# INFORMATION SHOWN
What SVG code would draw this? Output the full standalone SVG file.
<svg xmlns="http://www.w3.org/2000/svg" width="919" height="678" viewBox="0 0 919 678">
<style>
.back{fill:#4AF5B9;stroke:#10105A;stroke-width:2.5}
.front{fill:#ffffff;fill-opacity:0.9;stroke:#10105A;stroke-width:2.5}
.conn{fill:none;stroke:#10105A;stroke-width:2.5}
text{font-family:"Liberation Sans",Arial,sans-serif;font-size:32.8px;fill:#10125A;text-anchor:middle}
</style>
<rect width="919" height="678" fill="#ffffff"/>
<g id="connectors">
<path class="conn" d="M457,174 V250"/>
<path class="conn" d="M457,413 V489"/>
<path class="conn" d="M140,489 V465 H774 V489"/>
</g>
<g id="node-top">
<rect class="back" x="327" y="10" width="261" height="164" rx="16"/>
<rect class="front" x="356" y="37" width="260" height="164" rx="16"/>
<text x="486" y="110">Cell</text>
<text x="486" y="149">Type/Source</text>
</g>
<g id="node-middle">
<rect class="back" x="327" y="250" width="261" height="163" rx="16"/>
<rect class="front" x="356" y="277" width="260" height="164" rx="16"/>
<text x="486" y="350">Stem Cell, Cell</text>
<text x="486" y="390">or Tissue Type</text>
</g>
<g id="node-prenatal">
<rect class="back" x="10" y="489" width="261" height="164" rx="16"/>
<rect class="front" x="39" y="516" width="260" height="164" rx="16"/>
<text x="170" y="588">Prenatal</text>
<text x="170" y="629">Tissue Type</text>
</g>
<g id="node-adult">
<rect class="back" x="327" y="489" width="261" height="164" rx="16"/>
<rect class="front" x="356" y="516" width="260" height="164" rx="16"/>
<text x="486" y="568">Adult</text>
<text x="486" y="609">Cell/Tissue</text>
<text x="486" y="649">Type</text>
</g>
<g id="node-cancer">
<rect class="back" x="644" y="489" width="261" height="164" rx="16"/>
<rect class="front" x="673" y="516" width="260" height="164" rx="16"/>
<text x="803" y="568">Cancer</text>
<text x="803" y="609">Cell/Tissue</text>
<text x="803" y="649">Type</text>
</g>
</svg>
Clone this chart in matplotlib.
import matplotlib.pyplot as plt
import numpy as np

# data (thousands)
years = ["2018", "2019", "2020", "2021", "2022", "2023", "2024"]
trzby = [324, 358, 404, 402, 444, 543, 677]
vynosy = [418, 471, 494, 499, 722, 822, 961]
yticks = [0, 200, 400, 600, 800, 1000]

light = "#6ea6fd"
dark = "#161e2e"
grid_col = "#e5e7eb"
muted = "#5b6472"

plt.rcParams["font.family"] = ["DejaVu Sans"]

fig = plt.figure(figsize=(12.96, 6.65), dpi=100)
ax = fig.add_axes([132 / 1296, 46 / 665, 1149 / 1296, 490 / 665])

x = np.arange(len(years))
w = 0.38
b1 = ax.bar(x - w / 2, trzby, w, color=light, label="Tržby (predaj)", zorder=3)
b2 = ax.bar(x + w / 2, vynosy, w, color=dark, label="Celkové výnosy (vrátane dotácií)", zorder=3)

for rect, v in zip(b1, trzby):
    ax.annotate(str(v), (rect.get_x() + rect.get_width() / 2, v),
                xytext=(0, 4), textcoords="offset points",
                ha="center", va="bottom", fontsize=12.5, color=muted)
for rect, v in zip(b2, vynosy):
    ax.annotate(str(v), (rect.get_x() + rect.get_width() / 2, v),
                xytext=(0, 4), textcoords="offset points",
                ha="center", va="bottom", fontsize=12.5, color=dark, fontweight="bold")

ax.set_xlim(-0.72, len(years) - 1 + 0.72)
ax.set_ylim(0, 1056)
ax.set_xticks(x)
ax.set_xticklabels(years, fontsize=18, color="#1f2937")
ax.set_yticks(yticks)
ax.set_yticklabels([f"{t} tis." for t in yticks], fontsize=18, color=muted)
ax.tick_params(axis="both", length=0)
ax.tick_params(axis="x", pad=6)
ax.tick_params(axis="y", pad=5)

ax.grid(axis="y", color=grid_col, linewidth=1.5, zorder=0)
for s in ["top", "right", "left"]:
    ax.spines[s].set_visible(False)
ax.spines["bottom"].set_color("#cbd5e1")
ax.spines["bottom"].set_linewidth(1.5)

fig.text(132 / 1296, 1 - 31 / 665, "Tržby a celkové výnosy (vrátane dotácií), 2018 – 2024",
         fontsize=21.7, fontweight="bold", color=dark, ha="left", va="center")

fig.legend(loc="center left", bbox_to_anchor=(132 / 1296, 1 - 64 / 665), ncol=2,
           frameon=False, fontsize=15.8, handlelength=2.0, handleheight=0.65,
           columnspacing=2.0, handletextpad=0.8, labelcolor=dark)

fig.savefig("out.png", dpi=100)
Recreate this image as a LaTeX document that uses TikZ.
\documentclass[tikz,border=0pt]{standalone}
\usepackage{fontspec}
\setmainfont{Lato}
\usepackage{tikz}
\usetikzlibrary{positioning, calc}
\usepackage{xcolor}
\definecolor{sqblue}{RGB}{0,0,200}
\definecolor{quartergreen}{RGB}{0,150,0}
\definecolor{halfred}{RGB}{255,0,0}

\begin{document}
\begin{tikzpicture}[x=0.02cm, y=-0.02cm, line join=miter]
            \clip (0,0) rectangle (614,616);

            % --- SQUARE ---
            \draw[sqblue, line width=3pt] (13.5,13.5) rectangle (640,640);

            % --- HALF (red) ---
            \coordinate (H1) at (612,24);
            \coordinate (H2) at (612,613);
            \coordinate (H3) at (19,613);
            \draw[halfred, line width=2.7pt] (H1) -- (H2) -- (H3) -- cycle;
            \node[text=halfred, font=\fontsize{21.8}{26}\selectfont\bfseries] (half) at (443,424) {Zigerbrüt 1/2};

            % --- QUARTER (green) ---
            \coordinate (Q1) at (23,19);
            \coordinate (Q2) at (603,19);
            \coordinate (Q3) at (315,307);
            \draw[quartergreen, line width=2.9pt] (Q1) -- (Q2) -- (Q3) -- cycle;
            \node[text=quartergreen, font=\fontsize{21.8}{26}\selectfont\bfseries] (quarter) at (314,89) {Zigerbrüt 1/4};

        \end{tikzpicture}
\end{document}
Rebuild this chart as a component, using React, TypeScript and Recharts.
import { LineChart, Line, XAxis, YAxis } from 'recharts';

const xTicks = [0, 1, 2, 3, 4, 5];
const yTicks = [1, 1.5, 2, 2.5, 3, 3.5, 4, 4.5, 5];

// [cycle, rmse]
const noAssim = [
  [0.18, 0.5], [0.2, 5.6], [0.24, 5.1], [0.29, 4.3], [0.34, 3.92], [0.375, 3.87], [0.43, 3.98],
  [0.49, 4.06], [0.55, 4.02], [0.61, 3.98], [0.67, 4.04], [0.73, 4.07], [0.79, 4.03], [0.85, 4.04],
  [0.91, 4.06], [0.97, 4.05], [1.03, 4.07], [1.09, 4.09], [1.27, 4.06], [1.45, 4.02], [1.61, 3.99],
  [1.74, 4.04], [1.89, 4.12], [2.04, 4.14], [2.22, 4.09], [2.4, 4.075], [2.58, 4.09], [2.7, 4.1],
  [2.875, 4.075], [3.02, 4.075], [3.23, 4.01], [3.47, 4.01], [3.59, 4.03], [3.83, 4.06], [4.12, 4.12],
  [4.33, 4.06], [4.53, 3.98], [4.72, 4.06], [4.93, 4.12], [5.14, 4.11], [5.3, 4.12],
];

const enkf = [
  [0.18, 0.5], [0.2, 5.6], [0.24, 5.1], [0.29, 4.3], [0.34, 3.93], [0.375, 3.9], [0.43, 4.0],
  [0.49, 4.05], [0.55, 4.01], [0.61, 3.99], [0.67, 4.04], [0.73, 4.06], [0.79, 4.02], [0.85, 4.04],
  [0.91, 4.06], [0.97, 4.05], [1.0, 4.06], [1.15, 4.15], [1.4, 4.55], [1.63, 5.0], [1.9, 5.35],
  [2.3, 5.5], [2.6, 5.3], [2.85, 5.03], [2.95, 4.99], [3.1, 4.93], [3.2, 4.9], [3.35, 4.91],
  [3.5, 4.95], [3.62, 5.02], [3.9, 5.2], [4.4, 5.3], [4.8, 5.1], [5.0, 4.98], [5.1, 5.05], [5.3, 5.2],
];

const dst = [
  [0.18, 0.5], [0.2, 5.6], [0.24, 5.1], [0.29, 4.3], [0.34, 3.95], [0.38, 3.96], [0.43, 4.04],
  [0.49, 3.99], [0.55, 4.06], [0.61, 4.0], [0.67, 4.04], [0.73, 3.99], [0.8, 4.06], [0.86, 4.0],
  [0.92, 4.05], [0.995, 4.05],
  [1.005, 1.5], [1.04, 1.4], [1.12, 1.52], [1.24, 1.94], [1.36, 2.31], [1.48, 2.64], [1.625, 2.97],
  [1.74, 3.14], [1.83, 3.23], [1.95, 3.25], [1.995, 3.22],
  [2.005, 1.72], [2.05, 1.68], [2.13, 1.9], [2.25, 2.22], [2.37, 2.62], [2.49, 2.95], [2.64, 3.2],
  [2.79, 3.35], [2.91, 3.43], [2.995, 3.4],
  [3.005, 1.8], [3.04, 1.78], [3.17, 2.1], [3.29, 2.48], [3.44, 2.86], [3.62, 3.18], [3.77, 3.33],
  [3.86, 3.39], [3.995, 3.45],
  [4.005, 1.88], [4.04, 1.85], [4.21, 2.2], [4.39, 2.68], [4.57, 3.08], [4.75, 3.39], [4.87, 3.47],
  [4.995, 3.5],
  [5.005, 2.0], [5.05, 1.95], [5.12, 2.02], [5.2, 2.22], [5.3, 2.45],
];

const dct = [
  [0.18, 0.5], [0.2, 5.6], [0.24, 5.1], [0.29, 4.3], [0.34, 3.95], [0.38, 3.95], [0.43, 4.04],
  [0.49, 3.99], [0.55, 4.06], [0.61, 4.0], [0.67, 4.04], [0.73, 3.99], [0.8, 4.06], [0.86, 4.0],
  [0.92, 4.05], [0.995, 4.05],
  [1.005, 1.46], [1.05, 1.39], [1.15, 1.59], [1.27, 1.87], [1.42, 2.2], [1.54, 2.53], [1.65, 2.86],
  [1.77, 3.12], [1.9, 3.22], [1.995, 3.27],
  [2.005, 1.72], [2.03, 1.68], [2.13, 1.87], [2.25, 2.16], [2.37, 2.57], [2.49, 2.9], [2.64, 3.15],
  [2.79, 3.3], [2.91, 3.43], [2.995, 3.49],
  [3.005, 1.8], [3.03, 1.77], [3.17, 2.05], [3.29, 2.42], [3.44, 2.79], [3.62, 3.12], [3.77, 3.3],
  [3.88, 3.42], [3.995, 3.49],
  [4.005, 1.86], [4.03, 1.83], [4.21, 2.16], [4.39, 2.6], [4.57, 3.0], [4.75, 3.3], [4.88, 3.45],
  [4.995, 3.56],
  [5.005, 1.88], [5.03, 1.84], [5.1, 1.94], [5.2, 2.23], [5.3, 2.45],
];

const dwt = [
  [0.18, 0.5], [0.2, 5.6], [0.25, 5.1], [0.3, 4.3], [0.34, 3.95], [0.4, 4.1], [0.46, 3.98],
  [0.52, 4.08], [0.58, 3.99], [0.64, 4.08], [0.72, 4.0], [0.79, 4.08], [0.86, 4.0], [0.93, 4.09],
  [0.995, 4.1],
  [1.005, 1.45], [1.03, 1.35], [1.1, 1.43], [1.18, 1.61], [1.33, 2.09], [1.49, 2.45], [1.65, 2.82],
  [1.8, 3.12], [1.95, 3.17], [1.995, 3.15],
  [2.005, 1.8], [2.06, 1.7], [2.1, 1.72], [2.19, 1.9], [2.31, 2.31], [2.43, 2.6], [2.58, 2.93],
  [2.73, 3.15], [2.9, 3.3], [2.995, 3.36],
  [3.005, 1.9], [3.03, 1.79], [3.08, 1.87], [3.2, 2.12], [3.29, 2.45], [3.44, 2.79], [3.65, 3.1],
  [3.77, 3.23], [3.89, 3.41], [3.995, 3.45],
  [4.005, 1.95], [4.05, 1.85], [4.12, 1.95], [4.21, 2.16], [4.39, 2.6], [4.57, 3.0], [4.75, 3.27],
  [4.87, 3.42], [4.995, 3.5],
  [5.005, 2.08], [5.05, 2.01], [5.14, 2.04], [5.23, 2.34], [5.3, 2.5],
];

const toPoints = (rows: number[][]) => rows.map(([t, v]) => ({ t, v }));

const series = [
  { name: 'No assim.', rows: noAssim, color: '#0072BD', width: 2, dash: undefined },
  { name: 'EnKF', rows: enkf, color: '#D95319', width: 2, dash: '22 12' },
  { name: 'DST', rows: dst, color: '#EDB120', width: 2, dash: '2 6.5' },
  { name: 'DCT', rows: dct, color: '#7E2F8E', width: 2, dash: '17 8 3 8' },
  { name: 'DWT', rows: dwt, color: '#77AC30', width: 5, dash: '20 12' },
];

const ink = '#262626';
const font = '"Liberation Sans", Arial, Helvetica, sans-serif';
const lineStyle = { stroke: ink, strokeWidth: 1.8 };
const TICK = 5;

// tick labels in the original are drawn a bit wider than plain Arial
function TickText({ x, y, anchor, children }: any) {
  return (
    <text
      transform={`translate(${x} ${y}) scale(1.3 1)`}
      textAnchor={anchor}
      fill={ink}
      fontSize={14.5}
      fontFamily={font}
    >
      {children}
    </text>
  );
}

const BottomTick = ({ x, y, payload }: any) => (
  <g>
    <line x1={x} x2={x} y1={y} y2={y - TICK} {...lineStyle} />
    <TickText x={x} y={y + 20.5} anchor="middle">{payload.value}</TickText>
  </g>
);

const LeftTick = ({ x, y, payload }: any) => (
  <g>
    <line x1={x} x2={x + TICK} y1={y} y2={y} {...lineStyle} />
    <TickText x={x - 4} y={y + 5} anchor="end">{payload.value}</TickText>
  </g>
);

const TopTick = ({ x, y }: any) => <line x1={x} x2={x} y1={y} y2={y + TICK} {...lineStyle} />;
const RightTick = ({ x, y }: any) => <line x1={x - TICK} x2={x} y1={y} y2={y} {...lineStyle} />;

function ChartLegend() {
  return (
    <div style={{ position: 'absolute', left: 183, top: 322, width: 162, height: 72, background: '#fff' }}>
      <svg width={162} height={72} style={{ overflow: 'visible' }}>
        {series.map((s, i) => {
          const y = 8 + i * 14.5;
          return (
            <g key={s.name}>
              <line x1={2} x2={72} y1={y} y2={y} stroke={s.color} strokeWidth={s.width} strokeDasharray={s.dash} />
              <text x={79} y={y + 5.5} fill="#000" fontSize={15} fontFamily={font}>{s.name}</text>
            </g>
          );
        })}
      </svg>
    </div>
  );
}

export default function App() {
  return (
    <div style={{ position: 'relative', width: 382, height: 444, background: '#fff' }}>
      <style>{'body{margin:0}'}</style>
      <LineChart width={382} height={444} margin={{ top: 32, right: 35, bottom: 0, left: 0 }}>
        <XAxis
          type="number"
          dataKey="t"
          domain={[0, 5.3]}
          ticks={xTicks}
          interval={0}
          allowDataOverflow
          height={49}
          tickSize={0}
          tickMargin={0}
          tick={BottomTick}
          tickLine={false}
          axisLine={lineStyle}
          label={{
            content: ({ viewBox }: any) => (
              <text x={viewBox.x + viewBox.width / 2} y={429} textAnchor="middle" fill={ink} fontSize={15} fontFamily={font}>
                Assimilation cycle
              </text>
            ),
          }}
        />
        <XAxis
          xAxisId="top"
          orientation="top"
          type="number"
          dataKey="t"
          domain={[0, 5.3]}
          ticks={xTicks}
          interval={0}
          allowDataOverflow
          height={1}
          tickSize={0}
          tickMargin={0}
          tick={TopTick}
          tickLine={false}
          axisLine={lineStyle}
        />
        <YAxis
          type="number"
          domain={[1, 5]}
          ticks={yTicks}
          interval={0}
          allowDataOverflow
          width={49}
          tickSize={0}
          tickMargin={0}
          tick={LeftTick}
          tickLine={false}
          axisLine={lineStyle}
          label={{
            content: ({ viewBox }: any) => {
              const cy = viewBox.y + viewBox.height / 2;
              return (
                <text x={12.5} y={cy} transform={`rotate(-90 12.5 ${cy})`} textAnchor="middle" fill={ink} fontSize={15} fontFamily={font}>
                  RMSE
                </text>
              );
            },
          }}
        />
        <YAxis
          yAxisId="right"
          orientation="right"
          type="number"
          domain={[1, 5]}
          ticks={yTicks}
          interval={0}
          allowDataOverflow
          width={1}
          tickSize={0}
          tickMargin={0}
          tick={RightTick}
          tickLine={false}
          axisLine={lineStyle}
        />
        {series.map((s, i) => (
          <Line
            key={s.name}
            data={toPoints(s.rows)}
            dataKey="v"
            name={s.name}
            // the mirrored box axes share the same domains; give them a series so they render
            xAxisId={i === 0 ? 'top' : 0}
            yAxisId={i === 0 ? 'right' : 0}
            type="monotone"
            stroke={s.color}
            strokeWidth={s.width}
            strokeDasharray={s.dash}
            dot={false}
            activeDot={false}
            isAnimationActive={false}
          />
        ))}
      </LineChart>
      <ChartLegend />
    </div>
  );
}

# AIM OF THE TASK
The lines to return run from the one containing "Recreate this image" down to the one containing "3.5, 4, 4.5, 5];"; give them exactly, both included, and no others.

# RESULT
Recreate this image as a LaTeX document that uses TikZ.
\documentclass[tikz,border=0pt]{standalone}
\usepackage{fontspec}
\setmainfont{Lato}
\usepackage{tikz}
\usetikzlibrary{positioning, calc}
\usepackage{xcolor}
\definecolor{sqblue}{RGB}{0,0,200}
\definecolor{quartergreen}{RGB}{0,150,0}
\definecolor{halfred}{RGB}{255,0,0}

\begin{document}
\begin{tikzpicture}[x=0.02cm, y=-0.02cm, line join=miter]
            \clip (0,0) rectangle (614,616);

            % --- SQUARE ---
            \draw[sqblue, line width=3pt] (13.5,13.5) rectangle (640,640);

            % --- HALF (red) ---
            \coordinate (H1) at (612,24);
            \coordinate (H2) at (612,613);
            \coordinate (H3) at (19,613);
            \draw[halfred, line width=2.7pt] (H1) -- (H2) -- (H3) -- cycle;
            \node[text=halfred, font=\fontsize{21.8}{26}\selectfont\bfseries] (half) at (443,424) {Zigerbrüt 1/2};

            % --- QUARTER (green) ---
            \coordinate (Q1) at (23,19);
            \coordinate (Q2) at (603,19);
            \coordinate (Q3) at (315,307);
            \draw[quartergreen, line width=2.9pt] (Q1) -- (Q2) -- (Q3) -- cycle;
            \node[text=quartergreen, font=\fontsize{21.8}{26}\selectfont\bfseries] (quarter) at (314,89) {Zigerbrüt 1/4};

        \end{tikzpicture}
\end{document}
Rebuild this chart as a component, using React, TypeScript and Recharts.
import { LineChart, Line, XAxis, YAxis } from 'recharts';

const xTicks = [0, 1, 2, 3, 4, 5];
const yTicks = [1, 1.5, 2, 2.5, 3, 3.5, 4, 4.5, 5];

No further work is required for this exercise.